■ Given material
===============
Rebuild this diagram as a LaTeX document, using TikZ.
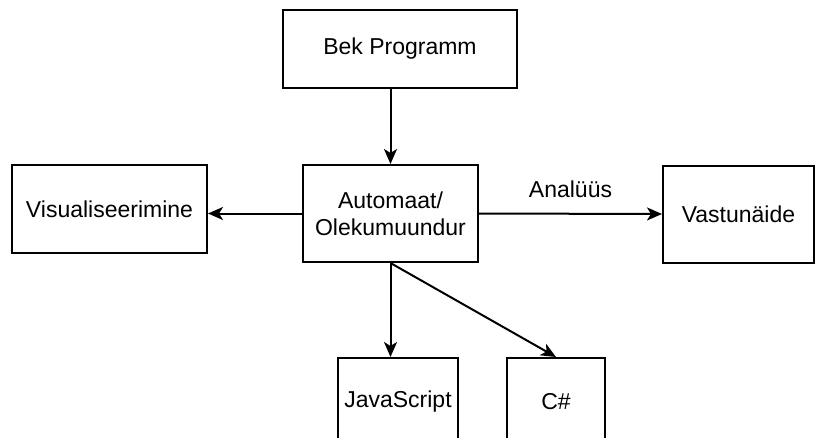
\documentclass[tikz,border=0pt]{standalone}
\usepackage{fontspec}
\setmainfont{Liberation Sans}
\usetikzlibrary{arrows.meta}
\tikzset{>={Stealth[length=15pt,width=13pt,inset=4pt]}}
\tikzset{
  box/.style={draw, line width=2pt, rectangle, align=center,
    font=\fontsize{23}{27}\selectfont, inner sep=0pt},
  link/.style={->, line width=2pt},
}

\begin{document}
\begin{tikzpicture}[x=1pt, y=-1pt]
  \useasboundingbox (0,0) rectangle (815,437);
  % blocks
  \node[box, minimum width=234pt, minimum height=78pt] (bek) at (400,48.5) {Bek Programm};
  \node[box, minimum width=175pt, minimum height=97pt] (auto) at (390.5,213.5) {Automaat/\\Olekumuundur};
  \node[box, minimum width=195pt, minimum height=88pt] (vis) at (109.5,209) {Visualiseerimine};
  \node[box, minimum width=151pt, minimum height=97pt] (vast) at (738.5,214) {Vastunäide};
  \node[box, minimum width=120pt, minimum height=88pt] (js) at (398,402) {JavaScript};
  \node[box, minimum width=98pt, minimum height=88pt] (cs) at (556,402) {C\#};
  % arrows
  \draw[link] (auto.north |- bek.south) -- (auto.north);
  \draw[link] (auto.west) -- (auto.west -| vis.east);
  \draw[link] (auto.east) -- node[above=12pt, font=\fontsize{23}{27}\selectfont] (ana) {Analüüs} (vast.west);
  \draw[link] (auto.south) -- (auto.south |- js.north);
  \draw[link] (auto.south) -- (cs.north);
\end{tikzpicture}
\end{document}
===============
■ Set problem
Leave out the pictures and transcribe everything else exactly.

■ Written response
Rebuild this diagram as a LaTeX document, using TikZ.
\documentclass[tikz,border=0pt]{standalone}
\usepackage{fontspec}
\setmainfont{Liberation Sans}
\usetikzlibrary{arrows.meta}
\tikzset{>={Stealth[length=15pt,width=13pt,inset=4pt]}}
\tikzset{
  box/.style={draw, line width=2pt, rectangle, align=center,
    font=\fontsize{23}{27}\selectfont, inner sep=0pt},
  link/.style={->, line width=2pt},
}

\begin{document}
\begin{tikzpicture}[x=1pt, y=-1pt]
  \useasboundingbox (0,0) rectangle (815,437);
  % blocks
  \node[box, minimum width=234pt, minimum height=78pt] (bek) at (400,48.5) {Bek Programm};
  \node[box, minimum width=175pt, minimum height=97pt] (auto) at (390.5,213.5) {Automaat/\\Olekumuundur};
  \node[box, minimum width=195pt, minimum height=88pt] (vis) at (109.5,209) {Visualiseerimine};
  \node[box, minimum width=151pt, minimum height=97pt] (vast) at (738.5,214) {Vastunäide};
  \node[box, minimum width=120pt, minimum height=88pt] (js) at (398,402) {JavaScript};
  \node[box, minimum width=98pt, minimum height=88pt] (cs) at (556,402) {C\#};
  % arrows
  \draw[link] (auto.north |- bek.south) -- (auto.north);
  \draw[link] (auto.west) -- (auto.west -| vis.east);
  \draw[link] (auto.east) -- node[above=12pt, font=\fontsize{23}{27}\selectfont] (ana) {Analüüs} (vast.west);
  \draw[link] (auto.south) -- (auto.south |- js.north);
  \draw[link] (auto.south) -- (cs.north);
\end{tikzpicture}
\end{document}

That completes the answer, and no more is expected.